>> BEGIN Supplied data

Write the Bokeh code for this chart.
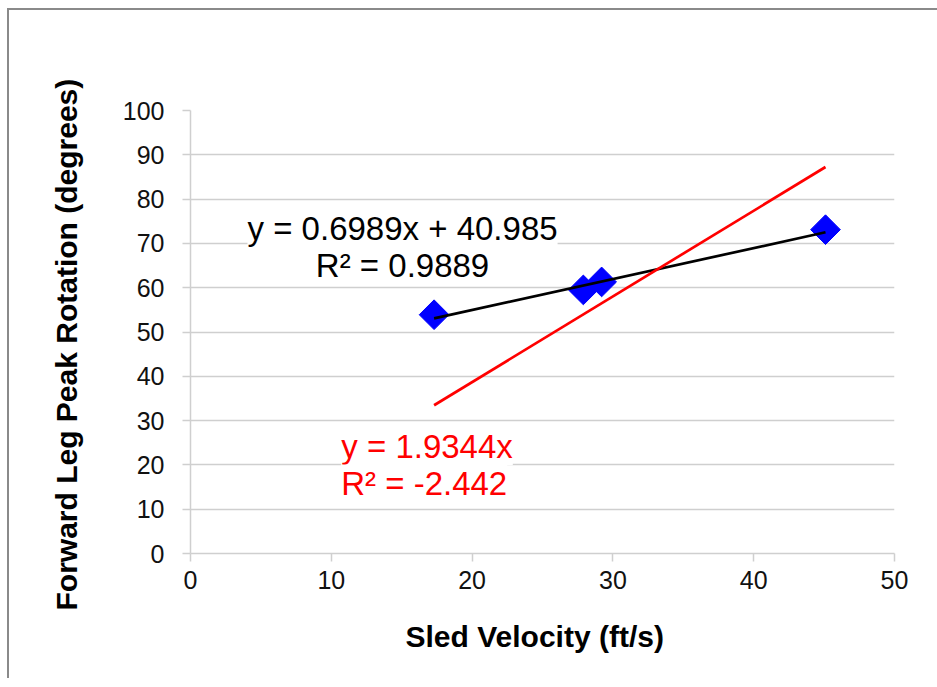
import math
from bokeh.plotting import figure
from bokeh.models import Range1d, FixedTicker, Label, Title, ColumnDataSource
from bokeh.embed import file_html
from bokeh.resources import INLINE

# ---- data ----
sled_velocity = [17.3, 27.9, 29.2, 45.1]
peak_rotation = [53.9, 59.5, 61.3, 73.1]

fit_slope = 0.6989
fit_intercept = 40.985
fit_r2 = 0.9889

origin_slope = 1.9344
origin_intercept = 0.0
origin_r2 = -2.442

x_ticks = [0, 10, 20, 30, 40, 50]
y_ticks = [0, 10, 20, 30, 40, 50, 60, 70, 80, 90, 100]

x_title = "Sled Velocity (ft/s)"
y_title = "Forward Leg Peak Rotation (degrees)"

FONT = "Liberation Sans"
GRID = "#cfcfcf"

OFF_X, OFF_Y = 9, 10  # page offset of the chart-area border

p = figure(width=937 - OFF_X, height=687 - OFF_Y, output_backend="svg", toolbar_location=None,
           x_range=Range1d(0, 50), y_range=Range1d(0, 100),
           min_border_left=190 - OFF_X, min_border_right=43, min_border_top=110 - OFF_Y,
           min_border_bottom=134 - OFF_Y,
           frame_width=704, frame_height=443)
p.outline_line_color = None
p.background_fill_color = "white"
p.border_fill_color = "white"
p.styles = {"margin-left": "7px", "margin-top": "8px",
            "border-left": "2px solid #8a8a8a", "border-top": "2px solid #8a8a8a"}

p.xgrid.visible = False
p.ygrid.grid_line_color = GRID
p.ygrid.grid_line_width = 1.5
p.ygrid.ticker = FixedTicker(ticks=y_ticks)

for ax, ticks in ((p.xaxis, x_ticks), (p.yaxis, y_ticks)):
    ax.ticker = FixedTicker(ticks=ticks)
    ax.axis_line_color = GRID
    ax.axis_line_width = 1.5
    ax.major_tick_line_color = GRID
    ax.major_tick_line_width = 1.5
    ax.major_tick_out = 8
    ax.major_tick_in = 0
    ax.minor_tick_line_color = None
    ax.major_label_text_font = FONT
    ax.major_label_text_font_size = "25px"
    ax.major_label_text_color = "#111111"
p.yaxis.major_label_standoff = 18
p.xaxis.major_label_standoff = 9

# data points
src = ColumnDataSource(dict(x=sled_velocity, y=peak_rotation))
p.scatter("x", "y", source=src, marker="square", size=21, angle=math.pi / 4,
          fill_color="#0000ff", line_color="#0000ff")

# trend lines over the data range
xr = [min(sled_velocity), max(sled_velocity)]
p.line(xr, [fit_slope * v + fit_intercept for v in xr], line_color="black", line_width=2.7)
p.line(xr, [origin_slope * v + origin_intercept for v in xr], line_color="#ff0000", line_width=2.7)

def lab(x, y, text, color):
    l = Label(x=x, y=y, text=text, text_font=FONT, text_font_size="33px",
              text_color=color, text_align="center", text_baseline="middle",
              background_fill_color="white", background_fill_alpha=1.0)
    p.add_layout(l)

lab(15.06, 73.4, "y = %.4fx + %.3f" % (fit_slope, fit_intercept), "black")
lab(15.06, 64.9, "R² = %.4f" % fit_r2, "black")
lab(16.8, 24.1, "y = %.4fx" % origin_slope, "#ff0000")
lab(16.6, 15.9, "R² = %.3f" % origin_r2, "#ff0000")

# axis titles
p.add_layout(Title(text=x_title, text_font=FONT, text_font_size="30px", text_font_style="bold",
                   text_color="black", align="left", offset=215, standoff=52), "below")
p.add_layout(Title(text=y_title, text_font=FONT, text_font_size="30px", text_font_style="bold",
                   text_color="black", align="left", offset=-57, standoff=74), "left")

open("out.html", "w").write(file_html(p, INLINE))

>> END Supplied data
>> BEGIN Supplied data

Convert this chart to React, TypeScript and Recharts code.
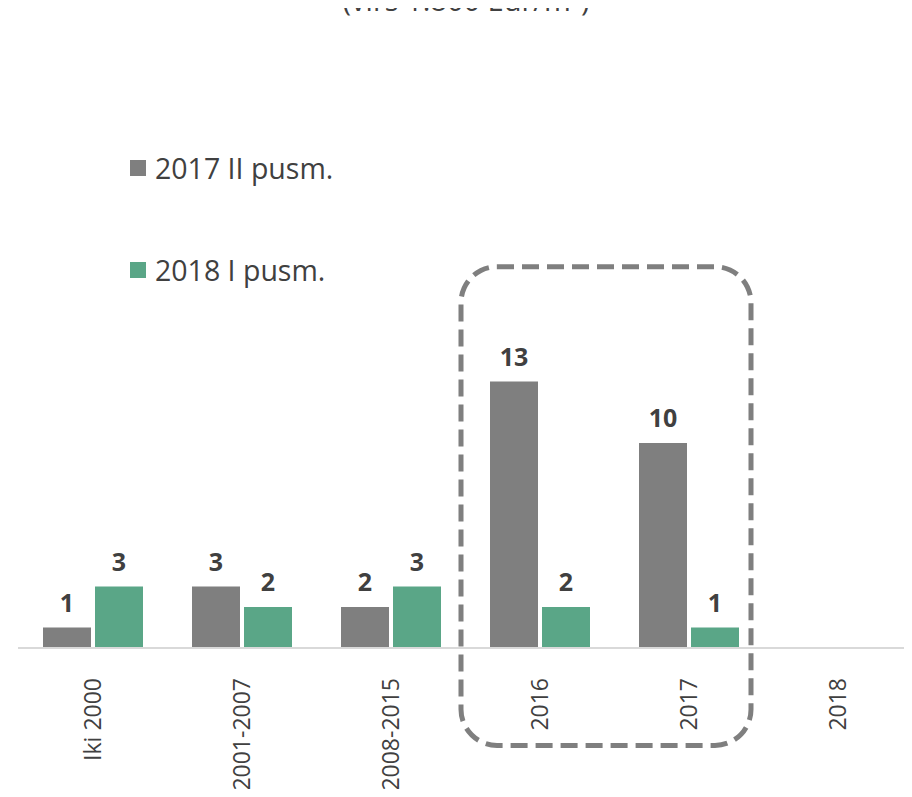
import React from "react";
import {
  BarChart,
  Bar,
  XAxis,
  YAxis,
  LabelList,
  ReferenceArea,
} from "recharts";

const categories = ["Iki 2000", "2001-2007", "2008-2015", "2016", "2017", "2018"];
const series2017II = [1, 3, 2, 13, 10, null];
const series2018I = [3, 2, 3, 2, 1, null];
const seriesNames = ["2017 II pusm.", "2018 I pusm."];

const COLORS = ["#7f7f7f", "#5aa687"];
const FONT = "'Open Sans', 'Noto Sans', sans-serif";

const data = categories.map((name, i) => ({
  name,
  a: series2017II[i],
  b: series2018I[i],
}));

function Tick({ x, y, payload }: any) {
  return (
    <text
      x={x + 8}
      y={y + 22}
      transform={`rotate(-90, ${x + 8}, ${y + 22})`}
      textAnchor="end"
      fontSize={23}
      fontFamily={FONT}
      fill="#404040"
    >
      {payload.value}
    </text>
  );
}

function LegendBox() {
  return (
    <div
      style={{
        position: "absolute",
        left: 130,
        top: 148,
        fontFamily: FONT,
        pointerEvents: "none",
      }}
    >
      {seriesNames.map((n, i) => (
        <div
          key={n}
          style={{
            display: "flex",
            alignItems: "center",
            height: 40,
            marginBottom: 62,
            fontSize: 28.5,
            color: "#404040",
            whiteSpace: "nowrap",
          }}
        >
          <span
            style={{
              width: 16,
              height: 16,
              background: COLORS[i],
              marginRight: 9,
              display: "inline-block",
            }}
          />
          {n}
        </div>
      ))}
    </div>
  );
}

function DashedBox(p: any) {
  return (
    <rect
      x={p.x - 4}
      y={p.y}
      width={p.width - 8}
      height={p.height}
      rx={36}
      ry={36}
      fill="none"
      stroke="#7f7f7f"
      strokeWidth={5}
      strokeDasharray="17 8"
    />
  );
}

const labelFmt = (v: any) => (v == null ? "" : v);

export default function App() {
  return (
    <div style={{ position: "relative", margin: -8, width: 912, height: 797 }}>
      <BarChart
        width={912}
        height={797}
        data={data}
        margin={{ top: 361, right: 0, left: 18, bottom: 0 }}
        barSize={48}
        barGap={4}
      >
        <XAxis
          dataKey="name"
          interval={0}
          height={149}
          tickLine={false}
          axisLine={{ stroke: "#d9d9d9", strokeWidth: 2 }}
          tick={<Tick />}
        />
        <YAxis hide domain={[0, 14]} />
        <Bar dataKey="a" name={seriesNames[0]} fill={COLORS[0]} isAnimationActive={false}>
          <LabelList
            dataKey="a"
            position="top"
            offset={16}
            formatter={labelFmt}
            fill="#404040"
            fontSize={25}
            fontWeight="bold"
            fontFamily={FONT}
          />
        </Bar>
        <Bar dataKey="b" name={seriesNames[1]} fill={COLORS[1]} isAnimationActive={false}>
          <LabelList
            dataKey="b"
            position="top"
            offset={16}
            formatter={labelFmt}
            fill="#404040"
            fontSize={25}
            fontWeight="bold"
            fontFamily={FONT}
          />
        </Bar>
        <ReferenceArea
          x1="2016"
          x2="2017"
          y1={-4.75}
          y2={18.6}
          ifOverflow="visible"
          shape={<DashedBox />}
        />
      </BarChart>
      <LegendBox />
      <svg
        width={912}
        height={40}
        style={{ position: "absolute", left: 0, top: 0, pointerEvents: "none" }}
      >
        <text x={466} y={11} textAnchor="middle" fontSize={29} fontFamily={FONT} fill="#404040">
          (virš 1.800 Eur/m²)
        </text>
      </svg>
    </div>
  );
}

>> END Supplied data
>> BEGIN Supplied data

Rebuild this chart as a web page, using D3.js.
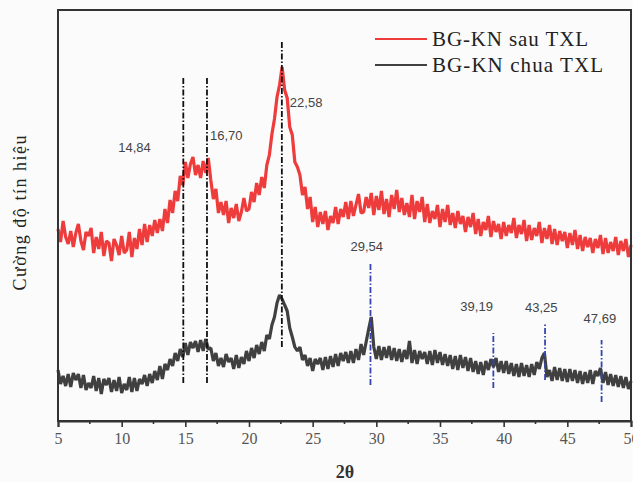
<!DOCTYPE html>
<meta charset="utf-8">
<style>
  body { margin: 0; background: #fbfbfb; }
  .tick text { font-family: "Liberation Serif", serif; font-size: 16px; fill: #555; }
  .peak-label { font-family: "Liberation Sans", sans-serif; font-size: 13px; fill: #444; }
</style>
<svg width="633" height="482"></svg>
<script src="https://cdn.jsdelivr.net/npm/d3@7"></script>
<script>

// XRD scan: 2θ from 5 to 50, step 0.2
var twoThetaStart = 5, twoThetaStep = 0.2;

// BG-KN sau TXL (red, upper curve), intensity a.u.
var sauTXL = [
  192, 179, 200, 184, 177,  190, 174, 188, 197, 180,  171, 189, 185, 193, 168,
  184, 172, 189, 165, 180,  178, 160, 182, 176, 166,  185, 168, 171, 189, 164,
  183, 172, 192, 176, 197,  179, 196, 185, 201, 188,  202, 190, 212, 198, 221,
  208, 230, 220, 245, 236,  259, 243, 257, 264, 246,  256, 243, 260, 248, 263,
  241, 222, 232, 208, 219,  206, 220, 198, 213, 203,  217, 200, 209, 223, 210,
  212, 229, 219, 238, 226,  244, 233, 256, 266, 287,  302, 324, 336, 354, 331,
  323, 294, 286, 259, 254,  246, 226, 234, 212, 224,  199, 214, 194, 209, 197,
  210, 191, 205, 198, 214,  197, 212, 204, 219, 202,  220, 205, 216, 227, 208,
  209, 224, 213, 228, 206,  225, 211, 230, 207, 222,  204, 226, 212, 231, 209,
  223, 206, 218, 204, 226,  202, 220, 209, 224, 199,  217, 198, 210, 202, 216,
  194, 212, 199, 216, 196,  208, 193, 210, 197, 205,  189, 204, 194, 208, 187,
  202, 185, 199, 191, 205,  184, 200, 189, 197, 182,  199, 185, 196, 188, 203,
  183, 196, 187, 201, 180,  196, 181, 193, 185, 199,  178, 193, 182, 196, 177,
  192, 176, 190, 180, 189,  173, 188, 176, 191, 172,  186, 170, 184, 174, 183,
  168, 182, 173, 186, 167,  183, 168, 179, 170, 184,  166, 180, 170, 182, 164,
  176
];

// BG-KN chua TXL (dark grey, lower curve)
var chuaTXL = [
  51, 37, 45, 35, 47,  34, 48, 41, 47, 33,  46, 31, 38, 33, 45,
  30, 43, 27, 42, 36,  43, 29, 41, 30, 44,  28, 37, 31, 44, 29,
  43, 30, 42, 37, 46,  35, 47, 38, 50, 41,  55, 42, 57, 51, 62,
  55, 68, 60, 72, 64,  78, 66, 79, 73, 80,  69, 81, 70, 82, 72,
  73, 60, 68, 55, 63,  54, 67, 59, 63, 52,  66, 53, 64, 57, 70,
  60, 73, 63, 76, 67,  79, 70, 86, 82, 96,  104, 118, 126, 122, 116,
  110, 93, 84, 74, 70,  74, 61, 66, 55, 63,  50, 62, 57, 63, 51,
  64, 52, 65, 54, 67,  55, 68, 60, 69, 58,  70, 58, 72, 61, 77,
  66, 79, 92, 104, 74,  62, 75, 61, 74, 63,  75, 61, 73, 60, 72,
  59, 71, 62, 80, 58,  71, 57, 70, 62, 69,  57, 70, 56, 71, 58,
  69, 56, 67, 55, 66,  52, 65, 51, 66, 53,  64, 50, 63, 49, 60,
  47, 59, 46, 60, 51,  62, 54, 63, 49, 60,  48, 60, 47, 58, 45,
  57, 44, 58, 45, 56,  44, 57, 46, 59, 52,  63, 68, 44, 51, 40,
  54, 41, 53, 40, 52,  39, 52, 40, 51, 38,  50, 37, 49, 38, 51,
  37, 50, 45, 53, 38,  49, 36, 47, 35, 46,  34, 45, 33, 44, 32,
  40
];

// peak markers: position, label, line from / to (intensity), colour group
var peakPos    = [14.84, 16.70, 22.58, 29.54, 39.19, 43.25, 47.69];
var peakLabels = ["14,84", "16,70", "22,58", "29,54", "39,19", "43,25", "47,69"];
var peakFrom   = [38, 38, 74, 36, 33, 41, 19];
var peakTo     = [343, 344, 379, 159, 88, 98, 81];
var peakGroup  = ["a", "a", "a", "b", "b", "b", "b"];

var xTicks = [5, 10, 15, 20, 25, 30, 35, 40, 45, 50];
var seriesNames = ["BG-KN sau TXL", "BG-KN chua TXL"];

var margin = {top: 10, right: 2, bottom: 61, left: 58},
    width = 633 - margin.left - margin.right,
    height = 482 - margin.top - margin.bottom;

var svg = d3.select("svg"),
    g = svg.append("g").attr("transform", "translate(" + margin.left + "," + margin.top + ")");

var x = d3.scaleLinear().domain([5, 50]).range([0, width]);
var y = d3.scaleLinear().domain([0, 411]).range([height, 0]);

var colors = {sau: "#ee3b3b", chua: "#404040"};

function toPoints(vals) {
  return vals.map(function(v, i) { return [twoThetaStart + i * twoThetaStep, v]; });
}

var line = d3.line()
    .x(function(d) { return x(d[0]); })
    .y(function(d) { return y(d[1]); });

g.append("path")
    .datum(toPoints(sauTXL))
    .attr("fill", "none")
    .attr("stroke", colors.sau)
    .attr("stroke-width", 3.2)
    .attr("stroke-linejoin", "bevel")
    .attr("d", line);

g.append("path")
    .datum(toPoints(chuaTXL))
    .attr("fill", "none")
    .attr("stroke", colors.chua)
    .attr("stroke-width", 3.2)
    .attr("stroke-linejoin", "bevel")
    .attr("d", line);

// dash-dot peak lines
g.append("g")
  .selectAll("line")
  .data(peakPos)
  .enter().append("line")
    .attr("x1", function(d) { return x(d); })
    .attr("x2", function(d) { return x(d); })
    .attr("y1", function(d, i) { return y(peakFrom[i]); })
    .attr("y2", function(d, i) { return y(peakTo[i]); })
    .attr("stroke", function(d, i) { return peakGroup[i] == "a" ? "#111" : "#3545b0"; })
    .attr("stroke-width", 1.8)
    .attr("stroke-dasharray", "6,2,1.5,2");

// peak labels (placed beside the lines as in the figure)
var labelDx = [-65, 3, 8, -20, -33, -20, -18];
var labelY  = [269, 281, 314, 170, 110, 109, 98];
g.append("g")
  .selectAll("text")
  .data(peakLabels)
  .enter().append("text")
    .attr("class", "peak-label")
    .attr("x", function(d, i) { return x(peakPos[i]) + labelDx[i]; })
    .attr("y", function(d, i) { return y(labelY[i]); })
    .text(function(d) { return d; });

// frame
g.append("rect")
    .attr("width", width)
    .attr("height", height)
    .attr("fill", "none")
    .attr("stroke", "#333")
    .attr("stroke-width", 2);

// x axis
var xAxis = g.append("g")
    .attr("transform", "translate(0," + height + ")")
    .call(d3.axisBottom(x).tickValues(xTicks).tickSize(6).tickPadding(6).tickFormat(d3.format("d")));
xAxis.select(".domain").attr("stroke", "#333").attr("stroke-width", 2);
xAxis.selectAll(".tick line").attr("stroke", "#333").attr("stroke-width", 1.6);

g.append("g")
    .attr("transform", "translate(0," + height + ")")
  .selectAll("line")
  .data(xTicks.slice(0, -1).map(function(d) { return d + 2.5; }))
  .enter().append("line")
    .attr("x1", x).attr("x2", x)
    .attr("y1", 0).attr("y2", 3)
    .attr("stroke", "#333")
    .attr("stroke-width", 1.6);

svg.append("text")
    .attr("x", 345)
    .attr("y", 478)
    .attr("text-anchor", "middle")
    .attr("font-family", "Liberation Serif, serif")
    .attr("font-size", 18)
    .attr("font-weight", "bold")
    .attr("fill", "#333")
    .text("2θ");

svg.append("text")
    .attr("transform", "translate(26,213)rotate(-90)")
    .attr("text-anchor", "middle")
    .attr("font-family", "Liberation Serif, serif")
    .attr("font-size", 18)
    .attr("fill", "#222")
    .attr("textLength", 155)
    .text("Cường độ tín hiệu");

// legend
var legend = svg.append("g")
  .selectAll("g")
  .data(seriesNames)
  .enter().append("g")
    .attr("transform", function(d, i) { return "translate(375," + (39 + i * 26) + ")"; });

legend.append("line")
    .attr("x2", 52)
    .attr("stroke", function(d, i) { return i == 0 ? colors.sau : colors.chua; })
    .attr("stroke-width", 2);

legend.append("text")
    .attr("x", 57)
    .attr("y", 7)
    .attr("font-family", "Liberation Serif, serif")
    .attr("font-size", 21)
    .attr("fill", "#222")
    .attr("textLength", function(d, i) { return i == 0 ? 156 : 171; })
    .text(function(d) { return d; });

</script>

>> END Supplied data

* Given instruction
Leave the pictures out and copy exactly the lines from the one with "Write the Bokeh code for this chart." to the one with "OFF_X, OFF_Y = 9, 10", both included.

* Response to this exercise
Write the Bokeh code for this chart.
import math
from bokeh.plotting import figure
from bokeh.models import Range1d, FixedTicker, Label, Title, ColumnDataSource
from bokeh.embed import file_html
from bokeh.resources import INLINE

# ---- data ----
sled_velocity = [17.3, 27.9, 29.2, 45.1]
peak_rotation = [53.9, 59.5, 61.3, 73.1]

fit_slope = 0.6989
fit_intercept = 40.985
fit_r2 = 0.9889

origin_slope = 1.9344
origin_intercept = 0.0
origin_r2 = -2.442

x_ticks = [0, 10, 20, 30, 40, 50]
y_ticks = [0, 10, 20, 30, 40, 50, 60, 70, 80, 90, 100]

x_title = "Sled Velocity (ft/s)"
y_title = "Forward Leg Peak Rotation (degrees)"

FONT = "Liberation Sans"
GRID = "#cfcfcf"

OFF_X, OFF_Y = 9, 10  # page offset of the chart-area border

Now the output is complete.